福井と言えば、蕎麦が名物の1つで、県内の各地域で、おろし蕎麦を始め、色々なスタイルの蕎麦を楽しむ事が出来ます。丸岡城の近くにある「そば処 一筆啓上」では丸岡産のそば粉を石臼で自家製粉した手打ち蕎麦を食べる事ができます。また予約をすれば館内で蕎麦打ち体験もできるので、挑戦してみるの良いかもしれません。
また、福井で昼食に最適なグルメとしては、ソースかつ丼も外せません。
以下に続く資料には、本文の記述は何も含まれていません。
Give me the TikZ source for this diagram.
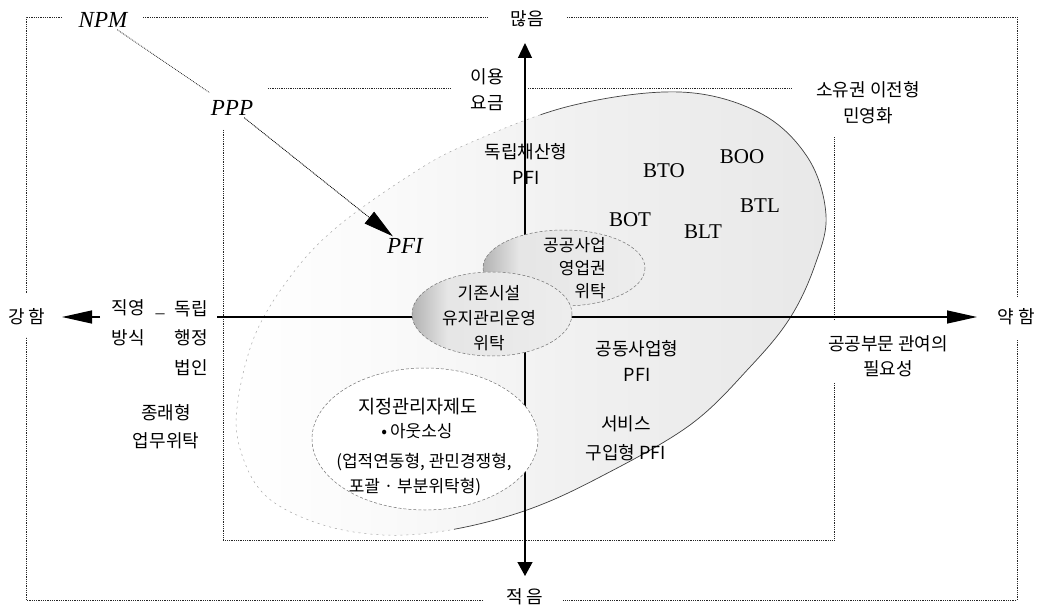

ソースかつ丼の名店としては、ヨーロッパ軒が有名ですが、このヨーロッパ軒の支店である「ヨーロッパ軒丸岡分店」が近くにあるので、ここで楽しまれると良いでしょう。
丸岡城周辺のおすすめ宿・ホテル
また宿泊旅で丸岡城を訪れられた場合の、お勧めの宿泊施設をいくつか紹介しましょう。
まず坂井市丸岡町では、竹田の山間の静かな場所に建つ「料理旅館 ふくざわ」や、竹田川の渓谷の側に建つ「丸岡温泉 たけくらべ」がお勧めです。
「料理旅館 ふくざわ」では昔懐かしい日本の原風景を感じる事が出来、また「丸岡温泉 たけくらべ」では四季折々の美しい渓谷美が楽しめ、竹田の伝統料理やイワナの骨酒、熊刺などを味わう事ができます。
また、坂井市から少し北には芦原温泉があり、ここには多くの温泉旅館や温泉ホテルがありますので、予算に合わせて宿泊されると良いでしょう。
また、お手軽なビジネスホテルがお望みなら、福井駅前周辺に沢山あり、こうしたビジネスホテルに宿泊し、夕食と合わせて福井の夜を楽しまれるのも良いでしょう。
丸岡城まとめ
福井県の嶺北の観光スポットと言えば、東尋坊と永平寺を真っ先に思い浮かべる方が多く、丸岡城の名前を上げられる方はほとんどなく、丸岡城を上げる方はお城好きか地元の方に限られると言えるほどです。
しかし、丸岡城の天守閣は、小さいながらも非常に美しく、お城好きにはぜひ訪れて欲しいお城の1つと言えます。
また、天守閣のあるようなお城跡ではありませんが、福井市の一乗谷には戦国時代の朝倉氏の城下町の遺構があり、こちらも戦国時代以降の砦やお城の歴史を知るスポットとして尋ねられるのがお勧めです。
さらに、福井駅前には内堀と石垣のみが残る福井城址があり、現在は県庁の建物が建っているだけですが、本丸の400m北に位置する福井藩主の松平家の別邸として建てられ、江戸時代には「お泉水屋敷」と呼ばれていた養浩館庭園に、往時の面影を偲ぶ事が出来、こちらも訪れる価値があると言えるでしょう。